The 127th Boston Marathon
About 30,000 runners will chase the elite professionals toward the finish line on April 17.
Also, he has not trained any differently for this race. He is following his usual practice of building up to roughly 140 miles per week in Kenya’s highlands.
“I concentrate on becoming fit,” he said. “The moment I’m fit enough, then actually, I can go through everything.”
Kipchoge’s Zen-like bravado — his slogan has become “no human is limited” — has turned him into a folk hero across the globe. In Kansas City, Mo., an elementary school class with many African refugee children who worship Kipchoge was assigned to write an essay with the prompt “no human is limited.” Their teacher, Megan Jefferson, is running the marathon on Monday, too.
But this race has toppled greats before. Abebe Bikila of Ethiopia, a two-time Olympic gold medalist who was the barefoot Kipchoge of his era, finished fifth in Boston in 1963, the only time he completed an international marathon without winning it.
Bill Rodgers, the local hero known as Boston Billy, won his hometown marathon four times, but he dropped out at 20 miles in his first attempt and finished 14th in his second. Rodgers also won four New York City Marathons, conquering another hilly, rolling course that Kipchoge has yet to try.
“New York and Boston are the great challenges,” Rodgers said during an interview this month. “If he has any weakness, someone will be there because it is a deadly field.”
So how might Kipchoge win?
“Hard to give advice to the GOAT,” Meb Keflezighi, the 2014 champion, wrote in a text message. But then he relented, suggesting that Kipchoge wait until Heartbreak Hill around the 20-mile mark to make his move. “I would assume others will try to make the move early so he can be uncomfortable on the hill,” Keflezighi said.
Bob Larsen, Keflezighi’s longtime coach, said Kipchoge should pay close attention to the wind when deciding whether to try to break Geoffrey Mutai’s course record of 2:03:02. The Boston course travels due east from Hopkinton to downtown Boston. Winds from the east can wreak havoc.
“If it’s hot or a strong headwind, I’d advise just going for the win,” Larsen said. “If it’s cool with a tailwind or crosswind, he can run at a record pace. Ease a little bit through the hills so at 21 miles his legs will still be strong enough to take advantage of the downhills on the way to the finish.”
Amby Burfoot, who won in Boston in 1968, suggested treating the race like the Olympics, where only the gold medal matters. Kipchoge should run as slowly as he can to win, Burfoot said, and shouldn’t take the lead until well past 20 miles. Also, he warned, don’t join the long list of runners who got suckered into thinking all that downhill running during the first 16 miles wasn’t causing major muscle fatigue.

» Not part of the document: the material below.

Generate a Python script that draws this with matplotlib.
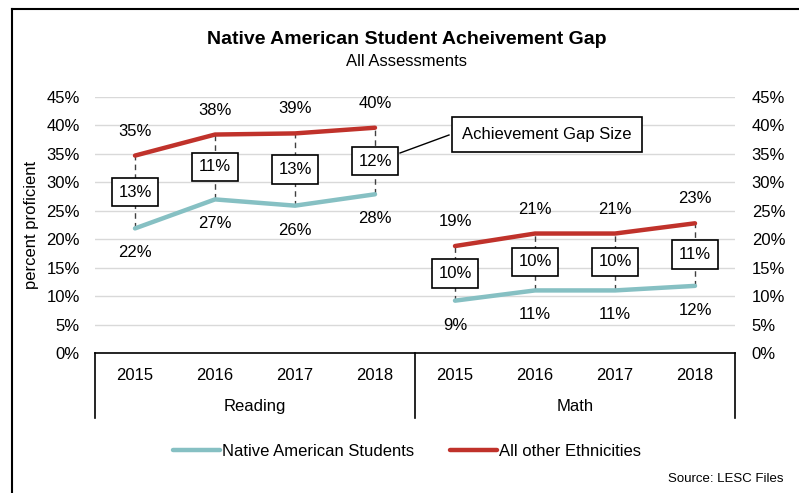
import matplotlib
matplotlib.use('Agg')
from matplotlib import pyplot as plt
from matplotlib.lines import Line2D
import numpy as np

plt.rcParams['font.family'] = ['Liberation Sans', 'DejaVu Sans']

years = ['2015', '2016', '2017', '2018']
subjects = ['Reading', 'Math']

# percent proficient, per subject (2015-2018)
native_reading = [21.9, 27.0, 25.9, 27.9]
native_math = [9.2, 11.0, 11.0, 11.8]
others_reading = [34.7, 38.4, 38.6, 39.6]
others_math = [18.8, 21.0, 21.0, 22.8]

native_color = '#86C0C3'
others_color = '#C0322B'

fig = plt.figure(figsize=(7.99, 4.93), dpi=100)
W, H = 799, 493
ax = fig.add_axes([95 / W, 1 - 353 / H, 640 / W, 256 / H])

native = native_reading + native_math
others = others_reading + others_math

for i, subj in enumerate(subjects):
    xs = np.arange(4) + 4 * i
    ax.plot(xs, native[4 * i:4 * i + 4], color=native_color, lw=3.2, solid_capstyle='round', zorder=3)
    ax.plot(xs, others[4 * i:4 * i + 4], color=others_color, lw=3.2, solid_capstyle='round', zorder=3)

for x in range(8):
    lo, hi = native[x], others[x]
    ax.plot([x, x], [lo, hi], color='#404040', lw=1, ls=(0, (4, 3)), zorder=2)
    ax.text(x, hi + 4.3, '{:.0f}%'.format(hi), ha='center', va='center', fontsize=12)
    ax.text(x, lo - 4.3, '{:.0f}%'.format(lo), ha='center', va='center', fontsize=12)
    gap = hi - lo
    ax.text(x, (lo + hi) / 2, '{:.0f}%'.format(gap), ha='center', va='center', fontsize=12, zorder=4,
            bbox=dict(boxstyle='square,pad=0.4', fc='white', ec='black', lw=1.2))

ax.set_xlim(-0.5, 7.5)
ax.set_ylim(0, 45)
yt = np.arange(0, 46, 5)
ax.set_yticks(yt)
ax.set_yticklabels(['{}%'.format(v) for v in yt], fontsize=12)
ax.yaxis.grid(True, color='#D9D9D9', lw=1)
ax.set_axisbelow(True)
ax.set_xticks([])
for s in ['left', 'right', 'top']:
    ax.spines[s].set_visible(False)
ax.spines['bottom'].set_color('black')
ax.spines['bottom'].set_linewidth(1.2)
ax.tick_params(axis='y', length=0, pad=11)
ax.set_ylabel('percent proficient', fontsize=12, labelpad=5)

ax2 = ax.twinx()
ax2.set_ylim(0, 45)
ax2.set_yticks(yt)
ax2.set_yticklabels(['{}%'.format(v) for v in yt], fontsize=12)
ax2.tick_params(axis='y', length=0, pad=12)
for s in ax2.spines.values():
    s.set_visible(False)

# two-level category axis
tr = ax.get_xaxis_transform()
for xv in [-0.5, 3.5, 7.5]:
    ax.plot([xv, xv], [0, -0.254], color='black', lw=1.2, transform=tr, clip_on=False)
for i, subj in enumerate(subjects):
    for j, yr in enumerate(years):
        ax.text(4 * i + j, -0.086, yr, transform=tr, ha='center', va='center', fontsize=12)
    ax.text(4 * i + 1.5, -0.21, subj, transform=tr, ha='center', va='center', fontsize=12)

# callout
fig.text(547 / W, 1 - 134 / H, 'Achievement Gap Size', ha='center', va='center', fontsize=12,
         bbox=dict(boxstyle='square,pad=0.6', fc='white', ec='black', lw=1.2))
fig.add_artist(Line2D([400 / W, 449 / W], [1 - 153 / H, 1 - 135 / H], color='black', lw=1))

fig.text(407 / W, 1 - 40 / H, 'Native American Student Acheivement Gap', ha='center', va='center',
         fontsize=14, fontweight='bold')
fig.text(407 / W, 1 - 61 / H, 'All Assessments', ha='center', va='center', fontsize=12)

handles = [Line2D([], [], color=native_color, lw=3.2, solid_capstyle='round'),
           Line2D([], [], color=others_color, lw=3.2, solid_capstyle='round')]
fig.legend(handles, ['Native American Students', 'All other Ethnicities'], loc='center',
           bbox_to_anchor=(407 / W, 1 - 451 / H), ncol=2, frameon=False, fontsize=12,
           handlelength=2.8, handletextpad=0.1, columnspacing=2.2)

fig.text(783 / W, 1 - 479 / H, 'Source: LESC Files', ha='right', va='center', fontsize=9.5)

# outer frame (left and top edges)
fig.add_artist(Line2D([12 / W, 12 / W], [0, 1 - 9 / H], color='black', lw=1.5))
fig.add_artist(Line2D([12 / W, 1], [1 - 9 / H, 1 - 9 / H], color='black', lw=1.5))

fig.savefig('out.png', dpi=100)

Grete Waitz, for example, led the 1982 Boston Marathon at the 24-mile mark but dropped out because the downhills had shredded her legs.
“Respect the downhills, or they will disrespect you,” Burfoot said.
Nobody knows Boston better than Dave McGillivray, the race director who has completed the course 50 times on race day and another 42 in training. McGillivray said anyone hoping to win needs to stay with the lead pack through the halfway mark in Wellesley, then slowly begin to separate.
“Come here with lots of patience,” McGillivray said. “Come here knowing the shape of your competition on that day, and come here knowing exactly what is up ahead in front of you. It is anything but the typical flat and fast race that most pros have run.”
Kipchoge has succeeded in races that aren’t all about speed, especially two hot, tactical marathons at the Olympics in 2016 in Brazil and in 2021 in Japan.
“I think Boston is like the Olympics,” he said. “It’s a new environment to me. Well-selected people. It’s like a championship race.”
As Keflezighi put it at the end of his text message, “Can’t wait to see what happens.”